LULU GARCIA-NAVARRO, HOST:
American bases in Russian hands, Civilians fleeing, Kurdish fighters saying they have been betrayed. What is happening in northern Syria after the U.S. withdrawal is being described as nothing short of chaos, according to new reporting from the region. Overnight, there were reports that the Kurdish-led Syrian Democratic Forces plan on pulling away from the border with Turkey. Meanwhile, Defense Secretary Mike Esper said U.S. forces leaving Syria will go to western Iraq. I spoke earlier with Dion Nissenbaum, The Wall Street Journal correspondent in Beirut, about what's been happening in Syria since the U.S. troop withdrawal.
DION NISSENBAUM: Our reporting has shown some sort of remarkable moments where Kurdish families have sought shelter at the main U.S. base in Syria.
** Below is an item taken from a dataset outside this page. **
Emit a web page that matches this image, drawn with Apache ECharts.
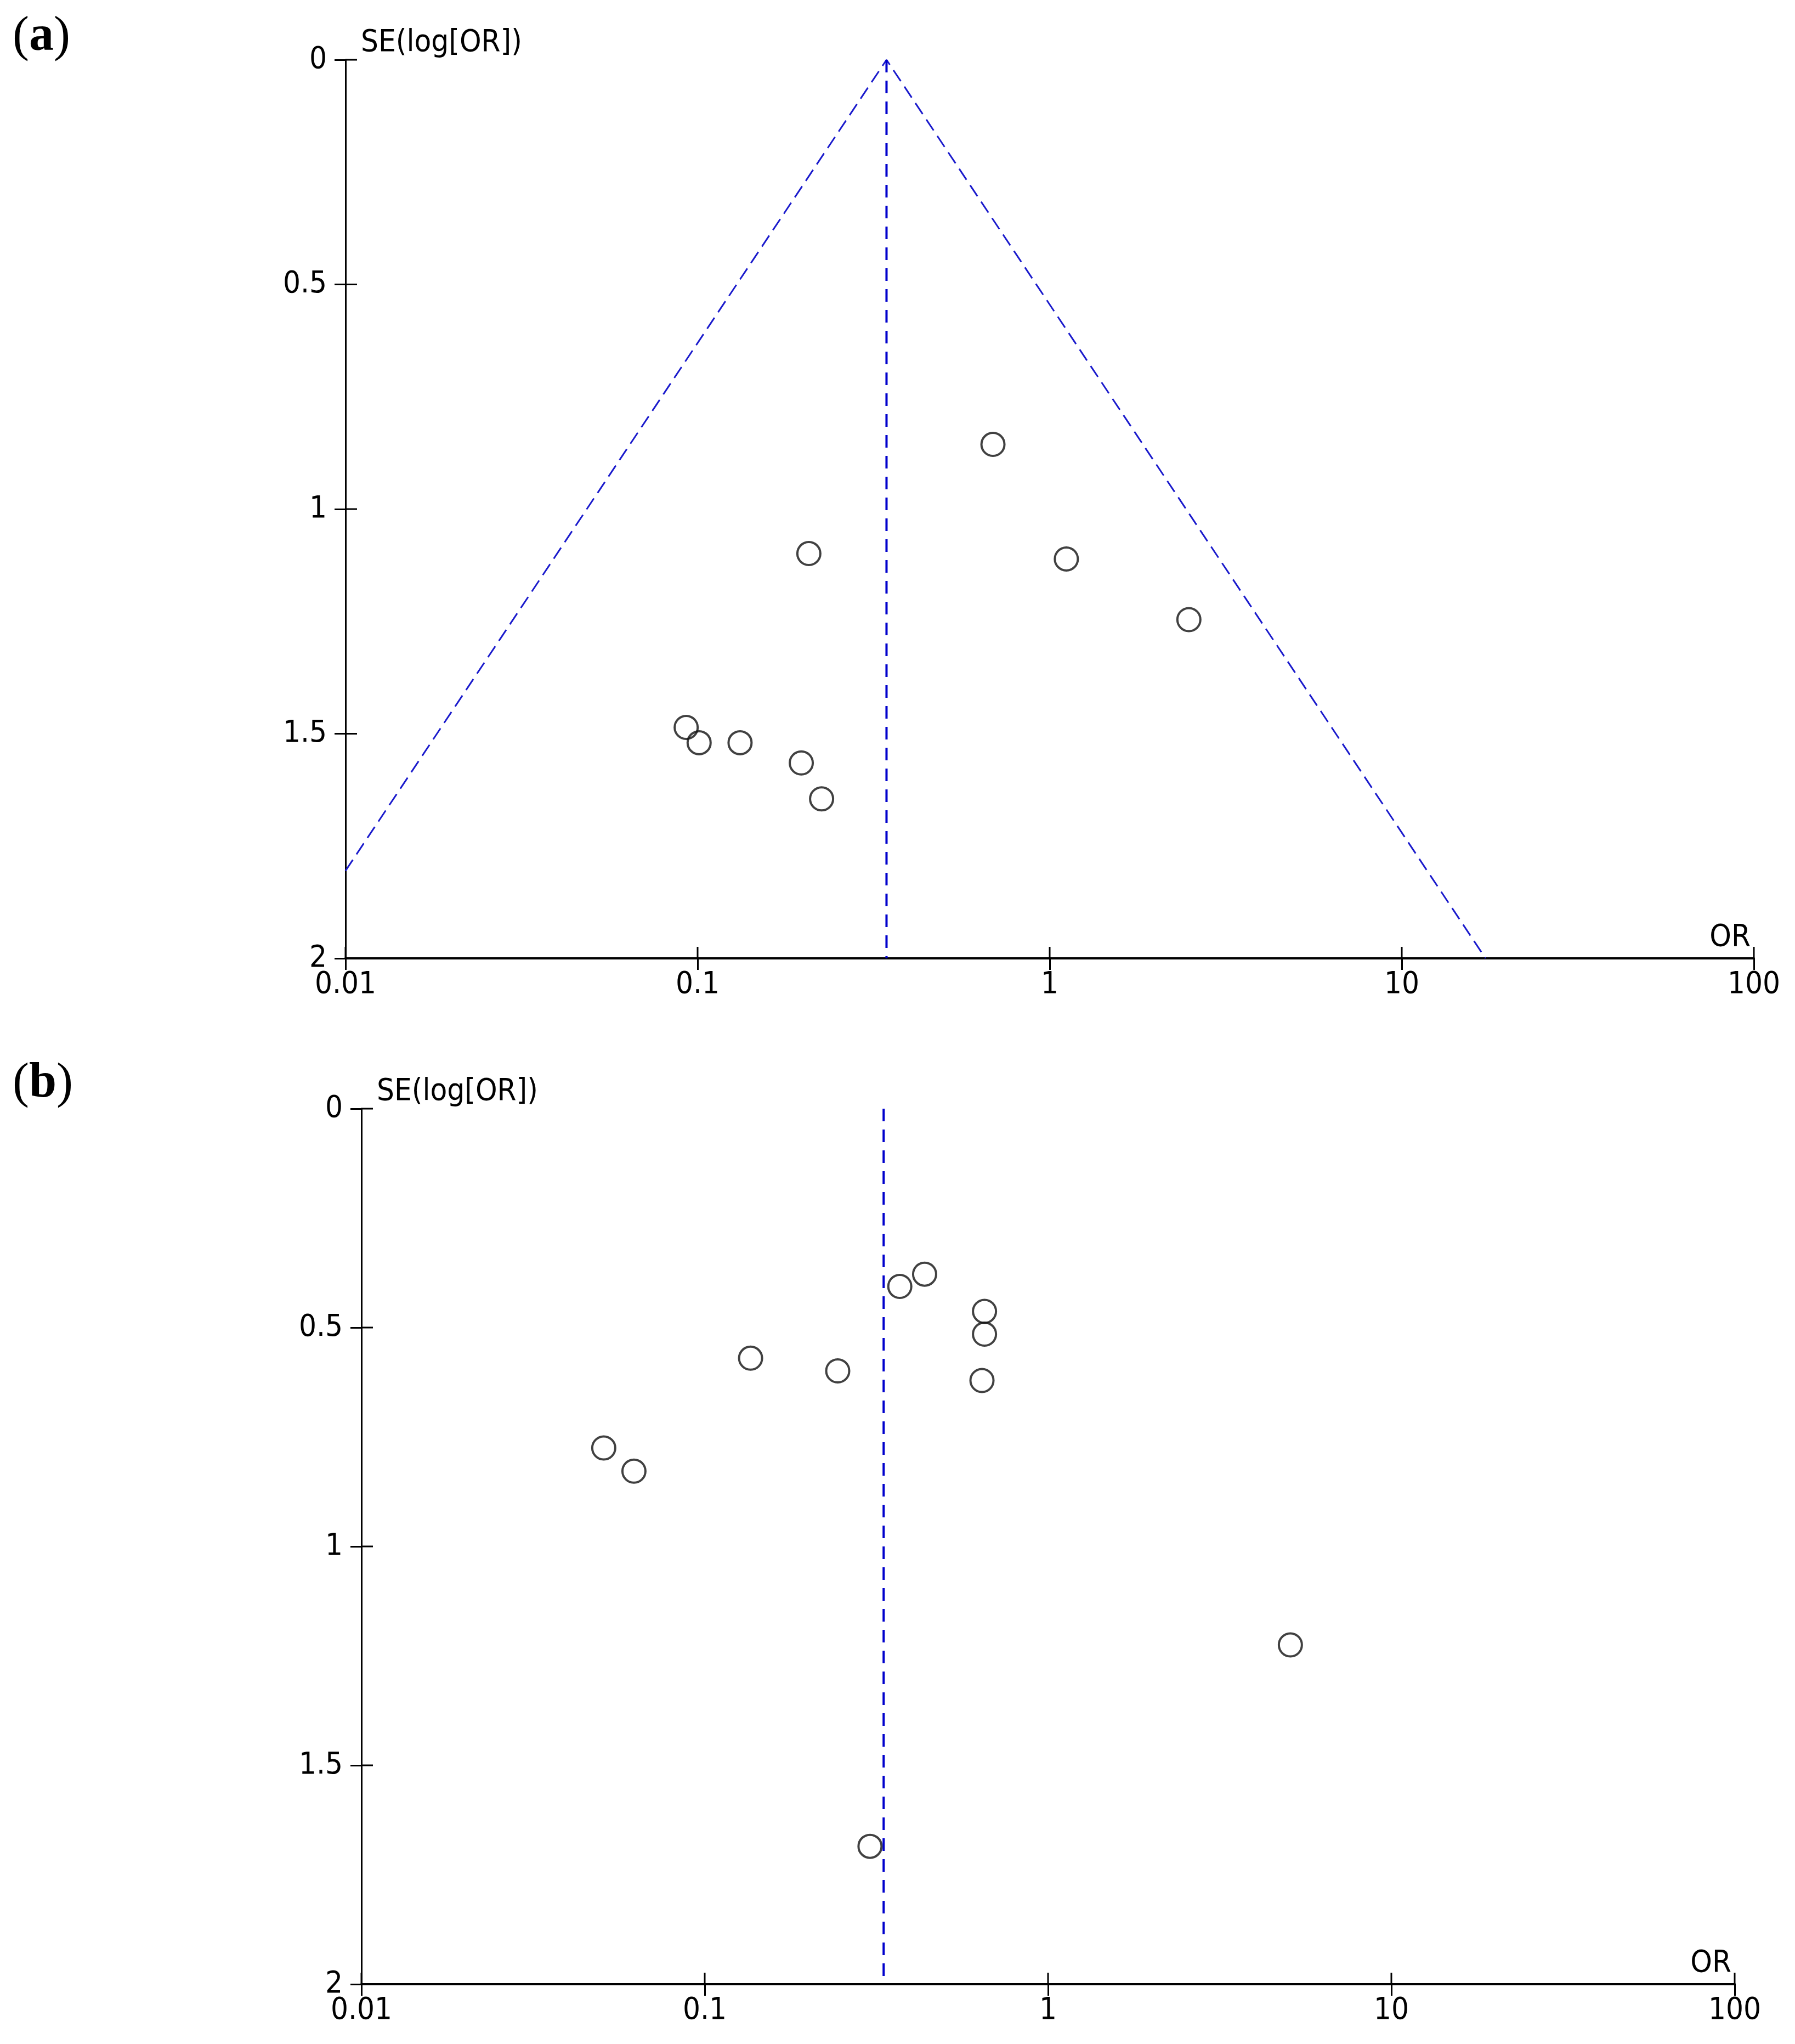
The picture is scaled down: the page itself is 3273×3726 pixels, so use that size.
<!DOCTYPE html>
<html>
<head>
<meta charset="utf-8">
<script src="https://cdn.jsdelivr.net/npm/echarts@6/dist/echarts.min.js"></script>
<style>
html,body{margin:0;padding:0;background:#fff;}
#chart{width:3273px;height:3726px;}
</style>
</head>
<body>
<div id="chart"></div>
<script>
// ---------- Data ----------
// Panel (a)
const aOR = [0.690, 1.115, 2.485, 0.207, 0.0928, 0.101, 0.132, 0.197, 0.225];
const aSE = [0.856, 1.111, 1.246, 1.099, 1.486, 1.520, 1.520, 1.565, 1.645];
const aPooledOR = 0.344;
const aFunnelOR = [0.01, 0.344, 17.3];
const aFunnelSE = [1.805, 0, 2];
// Panel (b)
const bOR = [0.437, 0.370, 0.653, 0.653, 0.642, 0.136, 0.244, 0.0508, 0.0622, 5.08, 0.303];
const bSE = [0.378, 0.406, 0.463, 0.515, 0.621, 0.570, 0.599, 0.775, 0.828, 1.225, 1.685];
const bPooledOR = 0.332;
// Axes
const xTickLabels = ['0.01', '0.1', '1', '10', '100'];
const yTickLabels = ['0', '0.5', '1', '1.5', '2'];
const xName = 'OR';
const yName = 'SE(log[OR])';
const panelLetters = ['a', 'b'];

// ---------- Styles ----------
const tickFont = "'Liberation Sans Narrow', 'DejaVu Sans Condensed', 'Liberation Sans', sans-serif";
const fs = 56;
const BLUE = '#0000cc';

function zip(xs, ys) { return xs.map((x, i) => [x, ys[i]]); }
function fmtX(v) {
  const s = String(Number(Number(v).toPrecision(6)));
  return xTickLabels.includes(s) ? s : '';
}
function fmtY(v) {
  const s = String(Number(Number(v).toPrecision(6)));
  return yTickLabels.includes(s) ? s : '';
}
const xTickValues = xTickLabels.map(Number);
const yTickValues = yTickLabels.map(Number);
const X_MIN = xTickValues[0], Y_MAX = yTickValues[yTickValues.length - 1];

const tickStyle = { color: '#000', width: 3 };

function xAxisCfg(gridIndex) {
  return {
    type: 'log', logBase: 10, min: X_MIN, max: xTickValues[xTickValues.length - 1], gridIndex,
    position: 'bottom',
    splitLine: { show: false }, minorTick: { show: false },
    axisLine: { show: true, onZero: false, lineStyle: { color: '#000', width: 4 } },
    axisTick: { show: true, inside: false, length: 21, lineStyle: tickStyle },
    axisLabel: { show: true, margin: 20, fontFamily: tickFont, fontSize: fs, color: '#000', formatter: fmtX },
    name: xName, nameLocation: 'end', nameGap: -6,
    nameTextStyle: { fontFamily: tickFont, fontSize: fs, color: '#000', align: 'right', verticalAlign: 'bottom', padding: [0, 0, 10, 0] }
  };
}
function yAxisCfg(gridIndex) {
  return {
    type: 'value', inverse: true, min: yTickValues[0], max: Y_MAX, interval: 0.5, gridIndex,
    position: 'left',
    splitLine: { show: false },
    axisLine: { show: true, onZero: false, lineStyle: { color: '#000', width: 3 } },
    axisTick: { show: true, inside: false, length: 20, lineStyle: tickStyle },
    axisLabel: { show: true, margin: 34, fontFamily: tickFont, fontSize: fs, color: '#000', formatter: fmtY },
    name: yName, nameLocation: 'start', nameGap: 3,
    nameTextStyle: { fontFamily: tickFont, fontSize: fs, color: '#000', align: 'left', verticalAlign: 'bottom', padding: [0, 0, 0, 28] }
  };
}

function scatter(i, data) {
  return {
    type: 'scatter', xAxisIndex: i, yAxisIndex: i, data,
    symbol: 'circle', symbolSize: 42,
    itemStyle: { color: 'rgba(0,0,0,0)', borderColor: '#111', borderWidth: 4 },
    z: 5, silent: true
  };
}
function dashLine(i, data, width, dash, color) {
  return {
    type: 'line', xAxisIndex: i, yAxisIndex: i, data,
    symbol: 'none', animation: false, silent: true,
    lineStyle: { color, width, type: dash },
    z: 3
  };
}
// inner half of the crossing ticks, placed through the axes' own scales
function innerTicks(i) {
  const data = yTickValues.map(v => [X_MIN, v, 0]).concat(xTickValues.map(v => [v, Y_MAX, 1]));
  return {
    type: 'custom', xAxisIndex: i, yAxisIndex: i, data, silent: true, clip: false, z: 4,
    encode: { x: 0, y: 1 },
    renderItem: function (params, api) {
      const p = api.coord([api.value(0), api.value(1)]);
      const isX = api.value(2) === 1;
      const len = 21;
      return {
        type: 'line',
        shape: isX ? { x1: p[0], y1: p[1], x2: p[0], y2: p[1] - len } : { x1: p[0], y1: p[1], x2: p[0] + len, y2: p[1] },
        style: { stroke: '#000', lineWidth: 3 }
      };
    }
  };
}

const titleRich = {
  p: { fontFamily: "'Liberation Serif', 'DejaVu Serif', serif", fontSize: 90, fontWeight: 'normal', color: '#000' },
  b: { fontFamily: "'Liberation Serif', 'DejaVu Serif', serif", fontSize: 90, fontWeight: 'bold', color: '#000' }
};

const option = {
  backgroundColor: '#fff',
  animation: false,
  title: [
    { text: '{p|(}{b|' + panelLetters[0] + '}{p|)}', left: 18, top: 18, textStyle: { rich: titleRich } },
    { text: '{p|(}{b|' + panelLetters[1] + '}{p|)}', left: 18, top: 1926, textStyle: { rich: titleRich } }
  ],
  grid: [
    { left: 630, top: 109, width: 2568, height: 1638 },
    { left: 659, top: 2021, width: 2504, height: 1596 }
  ],
  xAxis: [xAxisCfg(0), xAxisCfg(1)],
  yAxis: [yAxisCfg(0), yAxisCfg(1)],
  series: [
    dashLine(0, zip(aFunnelOR, aFunnelSE), 3, [24, 12], '#1a1acc'),
    dashLine(0, [[aPooledOR, 0], [aPooledOR, 2]], 4, [23, 15], BLUE),
    scatter(0, zip(aOR, aSE)),
    innerTicks(0),
    dashLine(1, [[bPooledOR, 0], [bPooledOR, 2]], 4, [23, 15], BLUE),
    scatter(1, zip(bOR, bSE)),
    innerTicks(1)
  ]
};

const chart = echarts.init(document.getElementById('chart'), null, { renderer: 'canvas', width: 3273, height: 3726 });
chart.setOption(option);
</script>
</body>
</html>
We got some video of them appealing to them for help and being turned away. A few days after that, as Turkish-backed Syrian fighters moved in, the U.S. had to use Apache helicopters and jet fighters to fly over them to intimidate them from coming closer. And the Kurdish fighters were so spooked that they torched their part of the base and fled. And then the U.S. forces had to leave. And they had to take this remarkable step of calling in airstrikes to destroy an ammo dump and other parts of their own base, which had served as the headquarters for the anti-Islamic State campaign for the last few years. And so our reporting just kind of showed a remarkable - I thought - moment for the U.S. campaign sort of collapsing on itself.
GARCIA-NAVARRO: You report that we are now seeing Russian forces in these former U.S. bases.
NISSENBAUM: Yeah. This is the other thing that's happening is - as the U.S. has withdrawn from some of these smaller bases that are sort of in the crossfire. They abandoned one at a town called Manbij, which had sort of been the epicenter of U.S. efforts to broker a deal between Turkey and the Kurdish fighters that they fought with against Islamic State. They had to abandon that last week. And soon after they did, Syrian and Russian forces moved in. And a Russian reporter who was traveling with them took this videotape of himself going around and looking at the Krispy Kreme donut boxes and the Pringles that were left. It was another sort of remarkable, you know, symbolic moment about the change in power and in Syria and the region.
GARCIA-NAVARRO: Yeah. Why does that matter? Russia and Iran are already in Syria. How does this withdrawal change the equation?
NISSENBAUM: I think for America, the thousand troops there sort of served as at least a symbolic signal that the U.S. wasn't going to withdraw from the region, that we still have interests there that we were going to use our American forces to try and preserve. And the main one has been fighting Islamic State and making sure that they wouldn't be able to regain a foothold. And that's primarily what the U.S. has been focused on. And sort of all of these aims the U.S. has tried to achieve in Syria, whether it's trying to contain Iran's influence or blunt Russia's interests there, they're all sort of retreating now along with the U.S. forces.
GARCIA-NAVARRO: So where do things stand now? Does it look like this fighting will continue and this area will become just another contested area in the Syrian civil war?
NISSENBAUM: I think you're potentially seeing the end game here for the war. This has been one of the last sections that's been able to establish some sort of autonomy from Assad. There is supposed to be some conversations this coming week with President Erdogan and President Putin to try and sort of carve up northeastern Syria.
GARCIA-NAVARRO: And the United States isn't part of that.
NISSENBAUM: That's right. This is, you know, the president - Trump sent out a tweet when he announced this, basically saying we're out of there. Now it's up to Russia, Iran, Turkey, Syria and everybody in the region to figure out how they want to solve this for themselves.
GARCIA-NAVARRO: That's Dion Nissenbaum joining us from Lebanon. Thank you so much.